> _Short task_: Retype the whole listing verbatim and keep the pictures out of it.

[Begin Dataset excerpt]

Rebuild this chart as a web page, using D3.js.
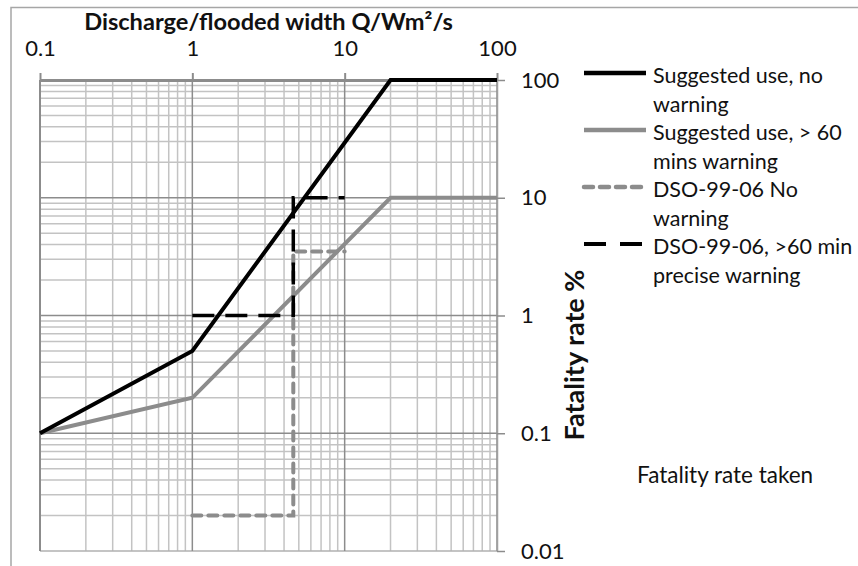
<!DOCTYPE html>
<html>
<head>
<meta charset="utf-8">
<script src="https://cdn.jsdelivr.net/npm/d3@7"></script>
<style>
  body { margin: 0; background: #fff; }
  text { font-family: Lato, "Open Sans", sans-serif; fill: #111; }
</style>
</head>
<body>
<svg id="chart" width="858" height="566"></svg>
<script>
// ---- data ----
var xTicks = [0.1, 1, 10, 100];
var yTicks = [0.01, 0.1, 1, 10, 100];

var noWarnX = [0.1, 1, 20, 100];
var noWarnY = [0.1, 0.5, 100, 100];

var warnX = [0.1, 1, 20, 100];
var warnY = [0.1, 0.2, 10, 10];

var dsoNoX = [1, 4.6, 4.6, 10];
var dsoNoY = [0.02, 0.02, 3.5, 3.5];

var dsoWarnX = [1, 4.6, 4.6, 10];
var dsoWarnY = [1, 1, 10, 10];

var seriesNames = [
  ["Suggested use, no", "warning"],
  ["Suggested use, > 60", "mins warning"],
  ["DSO-99-06 No", "warning"],
  ["DSO-99-06, >60 min", "precise warning"]
];

var svg = d3.select("#chart");

var x = d3.scaleLog().domain([0.1, 100]).range([40, 497]);
var y = d3.scaleLog().domain([0.01, 100]).range([551, 80]);

// outer frame (only top and left visible)
svg.append("path")
  .attr("d", "M11,566V7.5H858")
  .attr("fill", "none")
  .attr("stroke", "#a6a6a6")
  .attr("stroke-width", 1.5);

// minor grid values 2..9 per decade
function minors(lo, hi) {
  var out = [];
  for (var d = lo; d < hi; d *= 10) {
    for (var k = 2; k <= 9; k++) out.push(d * k);
  }
  return out;
}
var xMinor = minors(0.1, 100);
var yMinor = minors(0.01, 100);

var grid = svg.append("g");

grid.selectAll(".vminor").data(xMinor).enter().append("line")
  .attr("x1", function(d) { return x(d); })
  .attr("x2", function(d) { return x(d); })
  .attr("y1", y(100)).attr("y2", y(0.01))
  .attr("stroke", "#c3c3c3").attr("stroke-width", 1.5);

grid.selectAll(".hminor").data(yMinor).enter().append("line")
  .attr("y1", function(d) { return y(d); })
  .attr("y2", function(d) { return y(d); })
  .attr("x1", x(0.1)).attr("x2", x(100))
  .attr("stroke", "#c3c3c3").attr("stroke-width", 1.5);

grid.selectAll(".hmajor").data(yTicks.slice(0, 4)).enter().append("line")
  .attr("y1", function(d) { return y(d); })
  .attr("y2", function(d) { return y(d); })
  .attr("x1", x(0.1)).attr("x2", x(100))
  .attr("stroke", function(d) { return d == 0.01 ? "#b0b0b0" : "#8c8c8c"; })
  .attr("stroke-width", 1.5);

grid.selectAll(".vmajor").data(xTicks).enter().append("line")
  .attr("x1", function(d) { return x(d); })
  .attr("x2", function(d) { return x(d); })
  .attr("y1", y(100)).attr("y2", y(0.01))
  .attr("stroke", "#8c8c8c").attr("stroke-width", function(d) { return d == 0.1 ? 2 : 1.5; });

// top axis with labels
var xAxis = d3.axisTop(x)
  .tickValues(xTicks)
  .tickFormat(d3.format("~g"))
  .tickSizeInner(7).tickSizeOuter(0).tickPadding(17);

var xAxisGroup = svg.append("g")
  .attr("transform", "translate(0," + y(100) + ")")
  .call(xAxis);
xAxisGroup.select(".domain").attr("stroke", "#8c8c8c").attr("stroke-width", 3);
xAxisGroup.selectAll(".tick line").attr("stroke", "#8c8c8c").attr("stroke-width", 2);
xAxisGroup.selectAll(".tick text")
  .attr("fill", "#111").attr("font-size", 22)
  .attr("font-family", "Lato, sans-serif");

// right axis with labels
var yAxis = d3.axisRight(y)
  .tickValues(yTicks)
  .tickFormat(d3.format("~g"))
  .tickSizeInner(8).tickSizeOuter(0).tickPadding(16);

var yAxisGroup = svg.append("g")
  .attr("transform", "translate(" + x(100) + ",0)")
  .call(yAxis);
yAxisGroup.select(".domain").attr("stroke", "#a0a0a0").attr("stroke-width", 1.5);
yAxisGroup.selectAll(".tick line").attr("stroke", "#8c8c8c").attr("stroke-width", 1.5);
yAxisGroup.selectAll(".tick text")
  .attr("fill", "#111").attr("font-size", 22)
  .attr("font-family", "Lato, sans-serif");

// series
var line = d3.line()
  .x(function(d) { return x(d[0]); })
  .y(function(d) { return y(d[1]); });

var styles = [
  { stroke: "#000", width: 4, dash: null, cap: "butt" },
  { stroke: "#8c8c8c", width: 4, dash: null, cap: "butt" },
  { stroke: "#8c8c8c", width: 4, dash: "9,7", cap: "round" },
  { stroke: "#000", width: 3.5, dash: "22,11", cap: "butt" }
];

var series = [
  d3.zip(noWarnX, noWarnY),
  d3.zip(warnX, warnY),
  d3.zip(dsoNoX, dsoNoY),
  d3.zip(dsoWarnX, dsoWarnY)
];

// draw order: gray dashed under black dashed
[1, 0, 2, 3].forEach(function(i) {
  svg.append("path")
    .datum(series[i])
    .attr("d", line)
    .attr("fill", "none")
    .attr("stroke", styles[i].stroke)
    .attr("stroke-width", styles[i].width)
    .attr("stroke-dasharray", styles[i].dash)
    .attr("stroke-linecap", styles[i].cap)
    .attr("stroke-linejoin", "miter");
});

// titles
svg.append("text")
  .attr("x", (x(0.1) + x(100)) / 2)
  .attr("y", 30)
  .attr("text-anchor", "middle")
  .attr("font-size", 23.6)
  .attr("font-weight", "bold")
  .text("Discharge/flooded width Q/Wm²/s");

svg.append("text")
  .attr("transform", "translate(584,355) rotate(-90)")
  .attr("text-anchor", "middle")
  .attr("font-size", 27)
  .attr("font-weight", "bold")
  .text("Fatality rate %");

svg.append("text")
  .attr("x", 637)
  .attr("y", 483)
  .attr("font-size", 22.5)
  .text("Fatality rate taken");

// legend
var legend = svg.append("g");
seriesNames.forEach(function(names, i) {
  var ly = 73 + i * 57;
  legend.append("line")
    .attr("x1", 584).attr("x2", 646)
    .attr("y1", ly).attr("y2", ly)
    .attr("stroke", styles[i].stroke)
    .attr("stroke-width", styles[i].width + 0.5)
    .attr("stroke-dasharray", i == 3 ? "22,14" : styles[i].dash)
    .attr("stroke-linecap", styles[i].cap);
  var t = legend.append("text")
    .attr("x", 653).attr("y", ly + 10)
    .attr("font-size", 21.5);
  names.forEach(function(n, j) {
    t.append("tspan").attr("x", 653).attr("dy", j == 0 ? 0 : 28.5).text(n);
  });
});
</script>
</body>
</html>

[End Dataset excerpt]

> _Task response_:
Rebuild this chart as a web page, using D3.js.
<!DOCTYPE html>
<html>
<head>
<meta charset="utf-8">
<script src="https://cdn.jsdelivr.net/npm/d3@7"></script>
<style>
  body { margin: 0; background: #fff; }
  text { font-family: Lato, "Open Sans", sans-serif; fill: #111; }
</style>
</head>
<body>
<svg id="chart" width="858" height="566"></svg>
<script>
// ---- data ----
var xTicks = [0.1, 1, 10, 100];
var yTicks = [0.01, 0.1, 1, 10, 100];

var noWarnX = [0.1, 1, 20, 100];
var noWarnY = [0.1, 0.5, 100, 100];

var warnX = [0.1, 1, 20, 100];
var warnY = [0.1, 0.2, 10, 10];

var dsoNoX = [1, 4.6, 4.6, 10];
var dsoNoY = [0.02, 0.02, 3.5, 3.5];

var dsoWarnX = [1, 4.6, 4.6, 10];
var dsoWarnY = [1, 1, 10, 10];

var seriesNames = [
  ["Suggested use, no", "warning"],
  ["Suggested use, > 60", "mins warning"],
  ["DSO-99-06 No", "warning"],
  ["DSO-99-06, >60 min", "precise warning"]
];

var svg = d3.select("#chart");

var x = d3.scaleLog().domain([0.1, 100]).range([40, 497]);
var y = d3.scaleLog().domain([0.01, 100]).range([551, 80]);

// outer frame (only top and left visible)
svg.append("path")
  .attr("d", "M11,566V7.5H858")
  .attr("fill", "none")
  .attr("stroke", "#a6a6a6")
  .attr("stroke-width", 1.5);

// minor grid values 2..9 per decade
function minors(lo, hi) {
  var out = [];
  for (var d = lo; d < hi; d *= 10) {
    for (var k = 2; k <= 9; k++) out.push(d * k);
  }
  return out;
}
var xMinor = minors(0.1, 100);
var yMinor = minors(0.01, 100);

var grid = svg.append("g");

grid.selectAll(".vminor").data(xMinor).enter().append("line")
  .attr("x1", function(d) { return x(d); })
  .attr("x2", function(d) { return x(d); })
  .attr("y1", y(100)).attr("y2", y(0.01))
  .attr("stroke", "#c3c3c3").attr("stroke-width", 1.5);

grid.selectAll(".hminor").data(yMinor).enter().append("line")
  .attr("y1", function(d) { return y(d); })
  .attr("y2", function(d) { return y(d); })
  .attr("x1", x(0.1)).attr("x2", x(100))
  .attr("stroke", "#c3c3c3").attr("stroke-width", 1.5);

grid.selectAll(".hmajor").data(yTicks.slice(0, 4)).enter().append("line")
  .attr("y1", function(d) { return y(d); })
  .attr("y2", function(d) { return y(d); })
  .attr("x1", x(0.1)).attr("x2", x(100))
  .attr("stroke", function(d) { return d == 0.01 ? "#b0b0b0" : "#8c8c8c"; })
  .attr("stroke-width", 1.5);

grid.selectAll(".vmajor").data(xTicks).enter().append("line")
  .attr("x1", function(d) { return x(d); })
  .attr("x2", function(d) { return x(d); })
  .attr("y1", y(100)).attr("y2", y(0.01))
  .attr("stroke", "#8c8c8c").attr("stroke-width", function(d) { return d == 0.1 ? 2 : 1.5; });

// top axis with labels
var xAxis = d3.axisTop(x)
  .tickValues(xTicks)
  .tickFormat(d3.format("~g"))
  .tickSizeInner(7).tickSizeOuter(0).tickPadding(17);

var xAxisGroup = svg.append("g")
  .attr("transform", "translate(0," + y(100) + ")")
  .call(xAxis);
xAxisGroup.select(".domain").attr("stroke", "#8c8c8c").attr("stroke-width", 3);
xAxisGroup.selectAll(".tick line").attr("stroke", "#8c8c8c").attr("stroke-width", 2);
xAxisGroup.selectAll(".tick text")
  .attr("fill", "#111").attr("font-size", 22)
  .attr("font-family", "Lato, sans-serif");

// right axis with labels
var yAxis = d3.axisRight(y)
  .tickValues(yTicks)
  .tickFormat(d3.format("~g"))
  .tickSizeInner(8).tickSizeOuter(0).tickPadding(16);

var yAxisGroup = svg.append("g")
  .attr("transform", "translate(" + x(100) + ",0)")
  .call(yAxis);
yAxisGroup.select(".domain").attr("stroke", "#a0a0a0").attr("stroke-width", 1.5);
yAxisGroup.selectAll(".tick line").attr("stroke", "#8c8c8c").attr("stroke-width", 1.5);
yAxisGroup.selectAll(".tick text")
  .attr("fill", "#111").attr("font-size", 22)
  .attr("font-family", "Lato, sans-serif");

// series
var line = d3.line()
  .x(function(d) { return x(d[0]); })
  .y(function(d) { return y(d[1]); });

var styles = [
  { stroke: "#000", width: 4, dash: null, cap: "butt" },
  { stroke: "#8c8c8c", width: 4, dash: null, cap: "butt" },
  { stroke: "#8c8c8c", width: 4, dash: "9,7", cap: "round" },
  { stroke: "#000", width: 3.5, dash: "22,11", cap: "butt" }
];

var series = [
  d3.zip(noWarnX, noWarnY),
  d3.zip(warnX, warnY),
  d3.zip(dsoNoX, dsoNoY),
  d3.zip(dsoWarnX, dsoWarnY)
];

// draw order: gray dashed under black dashed
[1, 0, 2, 3].forEach(function(i) {
  svg.append("path")
    .datum(series[i])
    .attr("d", line)
    .attr("fill", "none")
    .attr("stroke", styles[i].stroke)
    .attr("stroke-width", styles[i].width)
    .attr("stroke-dasharray", styles[i].dash)
    .attr("stroke-linecap", styles[i].cap)
    .attr("stroke-linejoin", "miter");
});

// titles
svg.append("text")
  .attr("x", (x(0.1) + x(100)) / 2)
  .attr("y", 30)
  .attr("text-anchor", "middle")
  .attr("font-size", 23.6)
  .attr("font-weight", "bold")
  .text("Discharge/flooded width Q/Wm²/s");

svg.append("text")
  .attr("transform", "translate(584,355) rotate(-90)")
  .attr("text-anchor", "middle")
  .attr("font-size", 27)
  .attr("font-weight", "bold")
  .text("Fatality rate %");

svg.append("text")
  .attr("x", 637)
  .attr("y", 483)
  .attr("font-size", 22.5)
  .text("Fatality rate taken");

// legend
var legend = svg.append("g");
seriesNames.forEach(function(names, i) {
  var ly = 73 + i * 57;
  legend.append("line")
    .attr("x1", 584).attr("x2", 646)
    .attr("y1", ly).attr("y2", ly)
    .attr("stroke", styles[i].stroke)
    .attr("stroke-width", styles[i].width + 0.5)
    .attr("stroke-dasharray", i == 3 ? "22,14" : styles[i].dash)
    .attr("stroke-linecap", styles[i].cap);
  var t = legend.append("text")
    .attr("x", 653).attr("y", ly + 10)
    .attr("font-size", 21.5);
  names.forEach(function(n, j) {
    t.append("tspan").attr("x", 653).attr("dy", j == 0 ? 0 : 28.5).text(n);
  });
});
</script>
</body>
</html>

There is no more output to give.